食後の運動のため女人街を散策する。昼間は普通のストリートに夕方から露店が立ち並び、男人街とともに夜中まで多くの人でにぎわう。ニセブランド品やコピーTシャツ、音楽CDやライター、目覚まし時計まで雑多な小物が勢ぞろい。今までどちらかと言えばゆっくり歩いていたカリメロさんがスタスタと前を行く。チープなものに興味がないのか、疲れがピークにきているのか、きっとその両方なのだろう。

狭い香港では、二人が肩を並べて歩くシーンが少ない。どうしても私が前を歩き、カリメロさんが後ろからついて来る。ときどき振り返るのだが、右から振り返ればカリメロさんは左後ろに、左から振り返れば右後ろにと、まるで白バイか忍者のようについて来る。私は前を行くカリメロさんに特別気持ちの良い場所へいくことを提案した。
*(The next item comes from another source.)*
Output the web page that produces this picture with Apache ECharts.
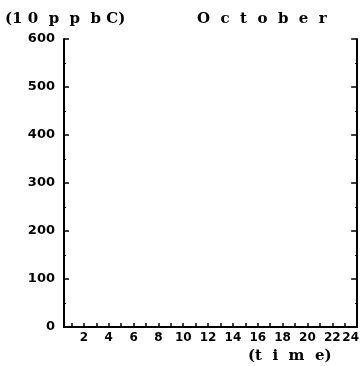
<!DOCTYPE html>
<html>
<head>
<meta charset="utf-8">
<script src="https://cdn.jsdelivr.net/npm/echarts@6/dist/echarts.min.js"></script>
<style>html,body{margin:0;padding:0;background:#fff}#c{width:362px;height:366px}</style>
</head>
<body>
<div id="c"></div>
<script>
// Data (the reference panel contains no plotted series)
var hours = [1,2,3,4,5,6,7,8,9,10,11,12,13,14,15,16,17,18,19,20,21,22,23,24];
var hourLabels = [2,4,6,8,10,12,14,16,18,20,22,24];
var yTicks = [0,100,200,300,400,500,600];
var seriesValues = [];
var unitLabel = '(1 0  p  p  b C)';
var monthLabel = 'O  c  t  o  b  e  r';
var xName = '(t  i  m  e)';

var chart = echarts.init(document.getElementById('c'), null, {renderer: 'canvas'});
var axisLine = {show: true, lineStyle: {color: '#000', width: 2}};
var labelFont = {fontFamily: 'DejaVu Sans', fontWeight: 'bold', fontSize: 13, color: '#000'};
var xLabelFont = {fontFamily: 'DejaVu Sans', fontWeight: 'bold', fontSize: 12, color: '#000'};
var titleFont = {fontFamily: 'DejaVu Serif', fontWeight: 'bold', fontSize: 15, fill: '#000'};
var lastHour = hourLabels[hourLabels.length - 1];

chart.setOption({
  animation: false,
  backgroundColor: '#fff',
  grid: {left: 64, right: 3, top: 39, bottom: 39, containLabel: false},
  xAxis: [{
    type: 'value', min: 0.4, max: 24, position: 'bottom',
    axisLine: axisLine,
    splitLine: {show: false},
    axisTick: {show: true, inside: true, length: 4, customValues: hours, lineStyle: {color: '#000', width: 1.5}},
    axisLabel: Object.assign({
      show: true, margin: 5, customValues: hourLabels,
      formatter: function (v) { return v === lastHour ? '{e|' + v + '}' : String(v); },
      rich: {e: Object.assign({padding: [0, 13, 0, 0]}, xLabelFont)}
    }, xLabelFont)
  }, {
    type: 'value', min: 0.4, max: 24, position: 'top',
    axisLine: axisLine, splitLine: {show: false},
    axisTick: {show: false}, axisLabel: {show: false}
  }],
  yAxis: [{
    type: 'value', min: 0, max: 600, interval: 100, position: 'left',
    axisLine: axisLine, splitLine: {show: false},
    axisTick: {show: true, inside: true, length: 5, customValues: yTicks, lineStyle: {color: '#000', width: 1.5}},
    minorTick: {show: true, splitNumber: 2, length: 2, lineStyle: {color: '#000', width: 1}},
    axisLabel: Object.assign({show: true, margin: 9, customValues: yTicks}, labelFont)
  }, {
    type: 'value', min: 0, max: 600, interval: 100, position: 'right',
    axisLine: axisLine, splitLine: {show: false},
    axisTick: {show: true, inside: true, length: 6, lineStyle: {color: '#000', width: 1.5}},
    minorTick: {show: true, splitNumber: 2, length: 2, lineStyle: {color: '#000', width: 1}},
    axisLabel: {show: false}
  }],
  series: [{type: 'line', data: seriesValues, xAxisIndex: 0, yAxisIndex: 0}],
  graphic: [
    {type: 'text', left: 5, top: 12, style: Object.assign({text: unitLabel}, titleFont)},
    {type: 'text', left: 197, top: 12, style: Object.assign({text: monthLabel}, titleFont)},
    {type: 'text', left: 248, top: 349, style: Object.assign({text: xName}, titleFont)}
  ]
});
</script>
</body>
</html>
結局、地下鉄1駅強を歩いたわれわれは、そのまま足裏マッサージへと直行した。十数年前、コウズウェイベイの1軒しか知らなかったが、今や群雄割拠の戦国時代、日本でも珍しくなくなった。油麻地(ユマティ)にある足保健は地元の人を対象にがんばっている店で、広東語を少ししゃべるだけで手抜きされることはない。一時間たっぷりマッサージしてもらって一人135ドル。カリメロさんは初体験らしく感動しきりだった。実際、直後の足の軽さは、香港中を歩き回った者でないと体験できない。

笑顔のもどったカリメロさんと通りの向かいにある義順で牛乳プリンを食す。にっきちさん一押しの店で、以前から知っていたのだが、何せ牛乳ギライのヨメハンとは行けず私にとっても初チャレンジであった。閉店間際にもかかわらず店内はほぼ満員、肌寒かったので温かいものを注文する。オーダーミスをしないためメニューをにらみ、あらかじめ手帳に書き込んである漢字と何度も見比べた。味はうわさ通り絶妙で、くせになること間違いない。今後は足裏マッサージ+義順牛乳プリンをセットコースと決めた。

地下鉄でホテルへ帰り、シャワーを浴びてすぐに眠りにつきたいところを我慢して荷造りを済ます。いよいよ明日は最終日、切ない気分になる。それ以上考えると、帰国後の仕事を意識してしまうのであわててベッドにもぐり込んだ。